The centerpiece of the French Rivera, Nice is the transportation crossroads to the exclusive enclaves of Monaco, Antibes, Cannes and Saint-Tropez. There are multiple options for getting to Nice and just as many for get around.
Getting to Nice
Nice is the fourth largest metropolitan area of France and the second largest city for tourism after Paris. The Nice International Airport is the gateway to the French Riviera with global flights arriving daily. The airport is located along the coast and is the third busiest airport of France. Shuttle buses, train service and taxis are available to transfer from the airport to points along the Côte d’Azur.
Train service from European capitals and TGV service from Paris arrive daily. There is even a weekly overnight train from Moscow with stops in Warsaw and Vienna. Once at the Nice train station you can connect with service to the Italian border at Ventimiglia with connections to Milan, Venice, Rome and Florence. Westbound to Cannes, Antibes and Marseille
France is connected by the autoroute throughout Europe for cars and buses. It is modern, well maintained but if you are driving beware of the other motorists.
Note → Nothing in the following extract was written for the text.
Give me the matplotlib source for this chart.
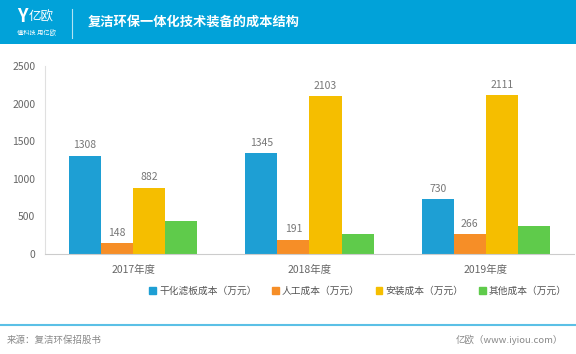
import numpy as np
import matplotlib.pyplot as plt
from matplotlib.patches import Rectangle

plt.rcParams['font.family'] = ['Noto Sans CJK SC', 'DejaVu Sans']

years = ["2017年度", "2018年度", "2019年度"]
series = ["干化滤板成本（万元）", "人工成本（万元）", "安装成本（万元）", "其他成本（万元）"]
filter_cost = [1308, 1345, 730]
labor_cost = [148, 191, 266]
install_cost = [882, 2103, 2111]
other_cost = [440, 260, 370]
values = [filter_cost, labor_cost, install_cost, other_cost]
show_labels = [True, True, True, False]
colors = ["#1E9FD4", "#F68E27", "#F5BE00", "#5FCB4B"]

W, H = 576, 354
fig = plt.figure(figsize=(W / 100, H / 100), dpi=100)

# header band
fig.patches.append(Rectangle((0, 1 - 44 / H), 1, 44 / H, transform=fig.transFigure,
                             facecolor="#01A2D9", edgecolor="none", zorder=0))
fig.text(17 / W, 1 - 17 / H, "Y", color="white", fontsize=13, fontweight="bold",
         ha="left", va="center")
fig.text(29 / W, 1 - 17 / H, "亿欧", color="white", fontsize=9, ha="left", va="center")
fig.text(17 / W, 1 - 33 / H, "懂科技 用亿欧", color="white", fontsize=4.5, ha="left", va="center")
fig.add_artist(plt.Line2D([72 / W, 72 / W], [1 - 38 / H, 1 - 9 / H], color="white",
                          lw=0.8, alpha=0.7, transform=fig.transFigure))
fig.text(88 / W, 1 - 22 / H, "复洁环保一体化技术装备的成本结构", color="white",
         fontsize=9.5, fontweight="bold", ha="left", va="center")

# chart
ax = fig.add_axes([45 / W, 1 - 254 / H, 529 / W, 188 / H])
x = np.arange(len(years))
bw = 32 / 176
for i, (vals, col) in enumerate(zip(values, colors)):
    pos = x + (i - 1.5) * bw
    ax.bar(pos, vals, width=bw, color=col, edgecolor="none", zorder=2)
    if show_labels[i]:
        for xp, v in zip(pos, vals):
            ax.text(xp, v + 70, str(v), ha="center", va="bottom", fontsize=7.5, color="#777777")

ax.set_xlim(-0.5, 2.5)
ax.set_ylim(0, 2500)
ax.set_yticks([0, 500, 1000, 1500, 2000, 2500])
ax.set_xticks(x)
ax.set_xticklabels(years)
ax.tick_params(axis="both", length=0, labelsize=7.5, colors="#666666")
ax.tick_params(axis="x", pad=8)
ax.tick_params(axis="y", pad=7)
for s in ["top", "right"]:
    ax.spines[s].set_visible(False)
ax.spines["left"].set_color("#E0E0E0")
ax.spines["bottom"].set_color("#CCCCCC")

handles = [Rectangle((0, 0), 1, 1, color=c) for c in colors]
fig.legend(handles, series, loc="center", bbox_to_anchor=(358 / W, 1 - 291 / H), ncol=4,
           frameon=False, fontsize=7, handlelength=0.7, handleheight=0.7,
           handletextpad=0.3, columnspacing=1.6, labelcolor="#555555")

# footer
fig.add_artist(plt.Line2D([0, 1], [1 - 325 / H, 1 - 325 / H], color="#5BC0E6", lw=1.5,
                          transform=fig.transFigure))
fig.text(7 / W, 1 - 340 / H, "来源：复洁环保招股书", fontsize=6.8, color="#888888",
         ha="left", va="center")
fig.text(563 / W, 1 - 340 / H, "亿欧（www.iyiou.com）", fontsize=6.8, color="#888888",
         ha="right", va="center")

fig.savefig("out.png", dpi=100)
Make sure you have an international driver’s license.
Although the largest city on the Riviera, it has a rather average harbor and port located beside the Old Town with limited private docking space. There is ferry service to Corsica.
Getting around in Nice
Nice has an exceptional public transit system with local buses & trams on Lignes d’Azur. Purchase the “Pass de Jour” for unlimited daily access. The TAM line connects Nice with towns and villages along the Riviera as well as direct service to Marseille and Aix-en-Provence.
There is a shared bike system called Velo Bleu with hundreds of locations within Nice. You can purchase a pass but know that the 1st 30 minutes are free. Longer term bike rentals for trekking the small towns and villages along the Riviera can be arranged ahead of time or though your hotel.
Mini-trains depart from the Promenade des Anglais, It takes you through the streets of the old town to the Chateau & then back to the seafront. You can get on & off at the various stops.
Of course nothing beats walking the wide promenades and sidewalks of the town. If you are really adventurous, strap on a pair of roller blades, easily rentable from kiosks in the old town.
If you are coming by car, know ahead of time that parking is very limited and at a premium. The roads around the Riviera are notorious for high speed drivers and many fatal accidents. Be cautious when driving and take the curves with care.
Editor’s note: The information contained on this page was compiled using real traveler reviews about transportation in Nice.